La oficina de don Baltasar era muy
importante porque en ella se despachaban asuntos de muchísimo dinero, y como,
en último resultado, el que entendía y en realidad resolvía las arduas
cuestiones de minas o cosa así de que se trataba, era don Baltasar, y solo él;
los que entendían de veras la aguja de marear querían y procuraban tenerlo de
su parte; pues aún suponiendo que más arriba se quisiera atender más al favor
que a la justicia y a la ley, mucho era, y en ocasiones indispensable,
contar con el informe de aquel perito incorruptible. Una emperatriz o cosa así,
tenía grandísimos intereses en cierto negocio famoso, y era, abogado y
principal agente de la ilustre dama un santón político de los primeros, muy
popular, elocuente... y largo. No se anduvo en chiquitas; con sus aires
democráticos, subió al cuarto piso de Miajas, y entre bromitas, confianzas,
promesas y veladísimas amenazas procuró ganar el ánimo del modestísimo empleado de diez mil reales,
de quien ¡oh, escándalo! en realidad dependía aquel asunto que importaba tantos
millones. -Pero ¡ay, amigo! que el ilustre prócer no tenía razón; y Miajas,
avergonzado, sintiéndolo infinito, como si cometiera un delito de lesa majestad
o por lo menos de lesa soberanía nacional... dijo nones, y el señor aquél,
elocuentísimo, jefe de partido, casi árbitro de los destinos del país, en
ocasiones, tuvo que bajar el ciento y pico de escaleras, lo mismo que las había
subido, sin sacar nada en limpio, porque allí no se podía hacer nada sucio.

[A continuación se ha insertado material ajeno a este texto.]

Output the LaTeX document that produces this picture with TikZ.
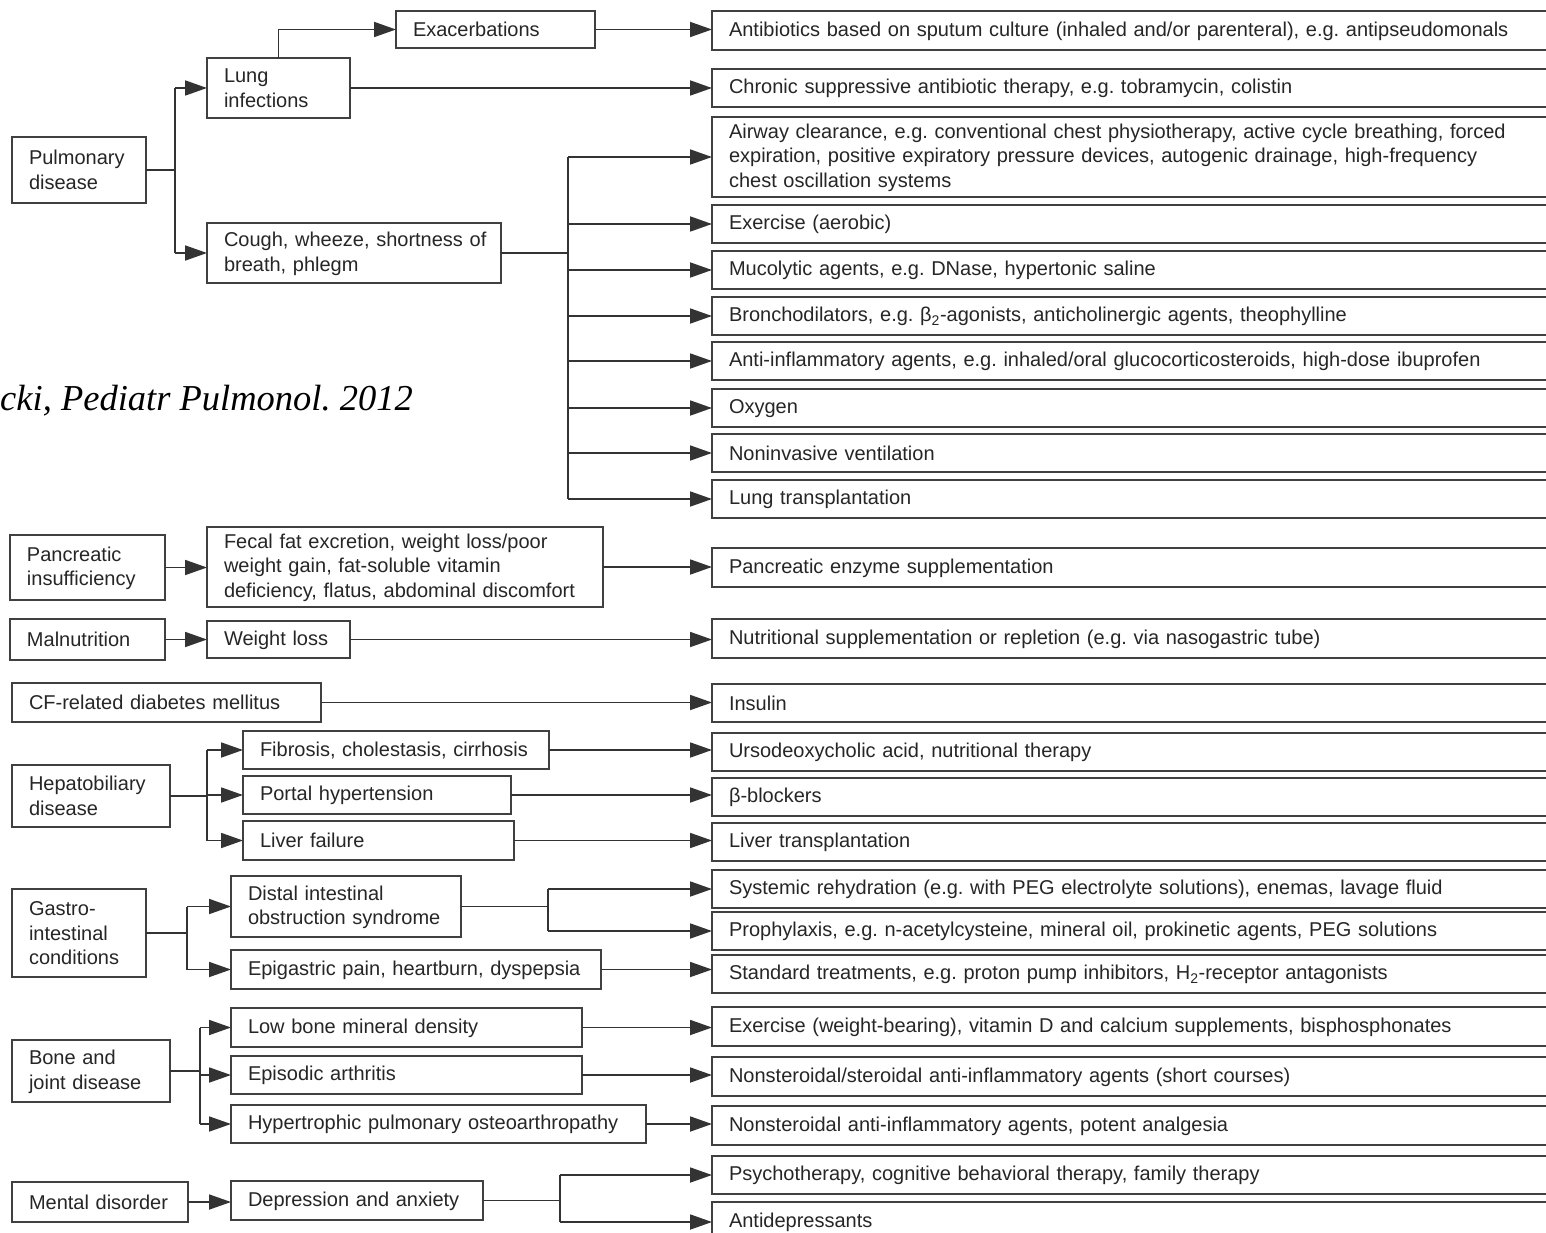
\documentclass[tikz,border=0pt]{standalone}
\usepackage{fontspec}
\setmainfont{Liberation Sans}
\newfontfamily\citefont{Liberation Serif}
\usetikzlibrary{arrows.meta}
\frenchspacing
\tikzset{
  bx/.style={draw=black!75, line width=1.8pt, rectangle, anchor=north west,
    inner xsep=17pt, inner ysep=0pt, outer sep=0pt, align=left,
    text=black!85, font=\fontsize{20pt}{24.5pt}\selectfont},
  ln/.style={draw=black!80, line width=1.8pt},
  arr/.style={ln, -{Triangle[length=22pt,width=15pt]}},
}
\newcommand\vstrut{\rule[-2pt]{0pt}{18pt}}
\newcommand\bx[6]{\pgfmathsetmacro\tw{#4-34}%
  \node[bx, minimum width=#4pt, minimum height=#5pt, text width=\tw pt] (#1) at (#2,#3) {\vstrut #6\vstrut};}
\begin{document}
\begin{tikzpicture}[x=1pt,y=-1pt]
\useasboundingbox (0,0) rectangle (1546,1233);
\fill[white] (0,0) rectangle (1546,1233);
\clip (0,0) rectangle (1546,1233);
% citation
\node[anchor=base west, inner sep=0pt, font=\citefont\itshape\fontsize{36.5pt}{40pt}\selectfont] (cite) at (0,410) {cki, Pediatr Pulmonol. 2012};
% left boxes
\bx{pulm}{12}{137}{134}{66}{Pulmonary\\disease}
\bx{lung}{207}{58}{143}{60}{Lung\\infections}
\bx{exac}{396}{11}{199}{37}{Exacerbations}
\bx{cough}{207}{223}{294}{60}{\mbox{Cough, wheeze, shortness of}\\breath, phlegm}
\bx{panc}{10}{535}{155}{65}{Pancreatic\\insufficiency}
\bx{fecal}{207}{527}{396}{80}{Fecal fat excretion, weight loss/poor\\weight gain, fat-soluble vitamin\\deficiency, flatus, abdominal discomfort}
\bx{maln}{10}{619}{155}{41}{Malnutrition}
\bx{wloss}{207}{621}{143}{37}{Weight loss}
\bx{cfdm}{12}{683}{309}{39}{CF-related diabetes mellitus}
\bx{hepa}{12}{765}{158}{62}{Hepatobiliary\\disease}
\bx{fib}{243}{731}{306}{38}{Fibrosis, cholestasis, cirrhosis}
\bx{portal}{243}{776}{268}{38}{Portal hypertension}
\bx{liverf}{243}{821}{271}{39}{Liver failure}
\bx{gastro}{12}{889}{134}{88}{Gastro-\\intestinal\\conditions}
\bx{dios}{231}{876}{230}{61}{Distal intestinal\\obstruction syndrome}
\bx{epig}{231}{950}{370}{39}{Epigastric pain, heartburn, dyspepsia}
\bx{bone}{12}{1040}{158}{62}{Bone and\\joint disease}
\bx{lowbmd}{231}{1008}{351}{39}{Low bone mineral density}
\bx{arth}{231}{1056}{351}{38}{Episodic arthritis}
\bx{hpoa}{231}{1105}{415}{38}{Hypertrophic pulmonary osteoarthropathy}
\bx{mental}{12}{1182}{176}{40}{Mental disorder}
\bx{dep}{231}{1181}{252}{39}{Depression and anxiety}
% right boxes
\bx{r1}{712}{11}{900}{39}{Antibiotics based on sputum culture (inhaled and/or parenteral), e.g. antipseudomonals}
\bx{r2}{712}{69}{900}{38}{Chronic suppressive antibiotic therapy, e.g. tobramycin, colistin}
\bx{r3}{712}{117}{900}{80}{Airway clearance, e.g. conventional chest physiotherapy, active cycle breathing, forced\\expiration, positive expiratory pressure devices, autogenic drainage, high-frequency\\chest oscillation systems}
\bx{r4}{712}{205}{900}{38}{Exercise (aerobic)}
\bx{r5}{712}{251}{900}{38}{Mucolytic agents, e.g. DNase, hypertonic saline}
\bx{r6}{712}{297}{900}{38}{Bronchodilators, e.g. β\textsubscript{2}-agonists, anticholinergic agents, theophylline}
\bx{r7}{712}{342}{900}{38}{Anti-inflammatory agents, e.g. inhaled/oral glucocorticosteroids, high-dose ibuprofen}
\bx{r8}{712}{389}{900}{38}{Oxygen}
\bx{r9}{712}{434}{900}{38}{Noninvasive ventilation}
\bx{r10}{712}{480}{900}{38}{Lung transplantation}
\bx{r11}{712}{548}{900}{39}{Pancreatic enzyme supplementation}
\bx{r12}{712}{619}{900}{39}{Nutritional supplementation or repletion (e.g. via nasogastric tube)}
\bx{r13}{712}{684}{900}{38}{Insulin}
\bx{r14}{712}{733}{900}{38}{Ursodeoxycholic acid, nutritional therapy}
\bx{r15}{712}{778}{900}{38}{β-blockers}
\bx{r16}{712}{823}{900}{38}{Liver transplantation}
\bx{r17}{712}{870}{900}{38}{Systemic rehydration (e.g. with PEG electrolyte solutions), enemas, lavage fluid}
\bx{r18}{712}{912}{900}{38}{Prophylaxis, e.g. n-acetylcysteine, mineral oil, prokinetic agents, PEG solutions}
\bx{r19}{712}{955}{900}{38}{Standard treatments, e.g. proton pump inhibitors, H\textsubscript{2}-receptor antagonists}
\bx{r20}{712}{1007}{900}{39}{Exercise (weight-bearing), vitamin D and calcium supplements, bisphosphonates}
\bx{r21}{712}{1057}{900}{39}{Nonsteroidal/steroidal anti-inflammatory agents (short courses)}
\bx{r22}{712}{1106}{900}{39}{Nonsteroidal anti-inflammatory agents, potent analgesia}
\bx{r23}{712}{1156}{900}{38}{Psychotherapy, cognitive behavioral therapy, family therapy}
\bx{r24}{712}{1202}{900}{40}{Antidepressants}
% junctions
\coordinate (jp) at (175,170);
\coordinate (jc) at (568,253);
\coordinate (jh) at (207,796);
\coordinate (jg) at (187,933);
\coordinate (jd) at (548,906);
\coordinate (jb) at (200,1071);
\coordinate (jm) at (560,1201);
% pulmonary
\draw[ln] (pulm.east) -- (pulm.east -| jp);
\draw[ln] (jp |- lung.west) -- (jp |- cough.west);
\draw[arr] (jp |- lung.west) -- (lung.west);
\draw[arr] (jp |- cough.west) -- (cough.west);
\draw[arr] (lung.north) |- (exac.west);
\draw[arr] (exac.east) -- (exac.east -| r1.west);
\draw[arr] (lung.east) -- (lung.east -| r2.west);
\draw[ln] (cough.east) -- (cough.east -| jc);
\draw[ln] (jc |- r3.west) -- (jc |- r10.west);
\foreach \n in {3,...,10} {\draw[arr] (jc |- r\n.west) -- (r\n.west);}
% pancreatic, malnutrition, diabetes
\draw[arr] (panc.east) -- (panc.east -| fecal.west);
\draw[arr] (fecal.east) -- (fecal.east -| r11.west);
\draw[arr] (maln.east) -- (maln.east -| wloss.west);
\draw[arr] (wloss.east) -- (wloss.east -| r12.west);
\draw[arr] (cfdm.east) -- (cfdm.east -| r13.west);
% hepatobiliary
\draw[ln] (hepa.east) -- (hepa.east -| jh);
\draw[ln] (jh |- fib.west) -- (jh |- liverf.west);
\foreach \b in {fib,portal,liverf} {\draw[arr] (jh |- \b.west) -- (\b.west);}
\draw[arr] (fib.east) -- (fib.east -| r14.west);
\draw[arr] (portal.east) -- (portal.east -| r15.west);
\draw[arr] (liverf.east) -- (liverf.east -| r16.west);
% gastro
\draw[ln] (gastro.east) -- (gastro.east -| jg);
\draw[ln] (jg |- dios.west) -- (jg |- epig.west);
\draw[arr] (jg |- dios.west) -- (dios.west);
\draw[arr] (jg |- epig.west) -- (epig.west);
\draw[ln] (dios.east) -- (dios.east -| jd);
\draw[ln] (jd |- r17.west) -- (jd |- r18.west);
\draw[arr] (jd |- r17.west) -- (r17.west);
\draw[arr] (jd |- r18.west) -- (r18.west);
\draw[arr] (epig.east) -- (epig.east -| r19.west);
% bone
\draw[ln] (bone.east) -- (bone.east -| jb);
\draw[ln] (jb |- lowbmd.west) -- (jb |- hpoa.west);
\foreach \b in {lowbmd,arth,hpoa} {\draw[arr] (jb |- \b.west) -- (\b.west);}
\draw[arr] (lowbmd.east) -- (lowbmd.east -| r20.west);
\draw[arr] (arth.east) -- (arth.east -| r21.west);
\draw[arr] (hpoa.east) -- (hpoa.east -| r22.west);
% mental
\draw[arr] (mental.east) -- (mental.east -| dep.west);
\draw[ln] (dep.east) -- (dep.east -| jm);
\draw[ln] (jm |- r23.west) -- (jm |- r24.west);
\draw[arr] (jm |- r23.west) -- (r23.west);
\draw[arr] (jm |- r24.west) -- (r24.west);
\end{tikzpicture}
\end{document}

-Este triunfo no dejaba de halagar a don Baltasar, más que por el mérito de su
honrada resistencia, por el honor de haber tenido en su casa, y suplicándole en
vano y tratando de convencerle a tan conspicuo personaje. Sin embargo, se le
mezclaba esta satisfacción con el remordimiento de no haber podido complacer a
una eminencia como aquella, y también tenía
cierto escozor que era así como
vagos temores de que algún día aquel prócer se vengara dejándole cesante,
o por lo menos... bajándole a ocho.
La otra visita fue de otro santón no menos
ilustre o influyente, también demócrata y que era un especialista en materias
de conciencia. Cuando él, en un discurso decía: ¡Mi conciencia! Parecía decir:
¡Mis pergaminos! Pues él también andaba en cosas de minas, y también subió las
cien escaleras y pico. Pero éste hizo ante todo grandes protestas de la pureza
de sus intenciones; con toda sinceridad mostraba el gran disgusto que tenía
solo con pensar que don Baltasar pudiera creer que venía a sobornarle, a
deslumbrarle... Venía a convencerle; no tenía que esperar Miajas ni premio ni
castigo, resolviese lo que quisiera. Se hablaba a su convicción y nada más. Y
el señor de la conciencia sacó unos papelitos y los leyó; y discutieron él y
Miajas, y después de dos horas, con la mayor naturalidad, don Baltasar declaró
que aquel ilustre prohombre tenía razón, que la ley estaba con él y que el
negociado informaría, si a él se le hacía caso, como pedía el insigne
caballero, que de resultas se ganaría acaso millones. Y se fue el señor
rectísimo, dejando a Miajas los papelitos aquellos, con su firma, y no volvió
en la vida; ni el empleado de diez mil reales le debió jamás favor alguno ni se
lo encontró cara a cara otra vez. No importaba: él guardaba como un tesoro los papelitos y sin decírselo
a nadie, saboreaba el orgullo de haber tenido ante sí, tan fino, tan amable, al
hombre más severo de España, al Catón más tieso de la Península. Pero
después de algún tiempo fue olvidando la aventura y por fin ya disfrutaba de la
contemplación de la propia honradez como
de una cosa muy insípida, sin mérito grande, aunque indispensable. Estaba
dispuesto a morir de hambre antes que a prevaricar en lo más insignificante.
Pero el placer de este estado de alma era ya para él muy inferior al que le
proporcionaba la solución de un jeroglífico.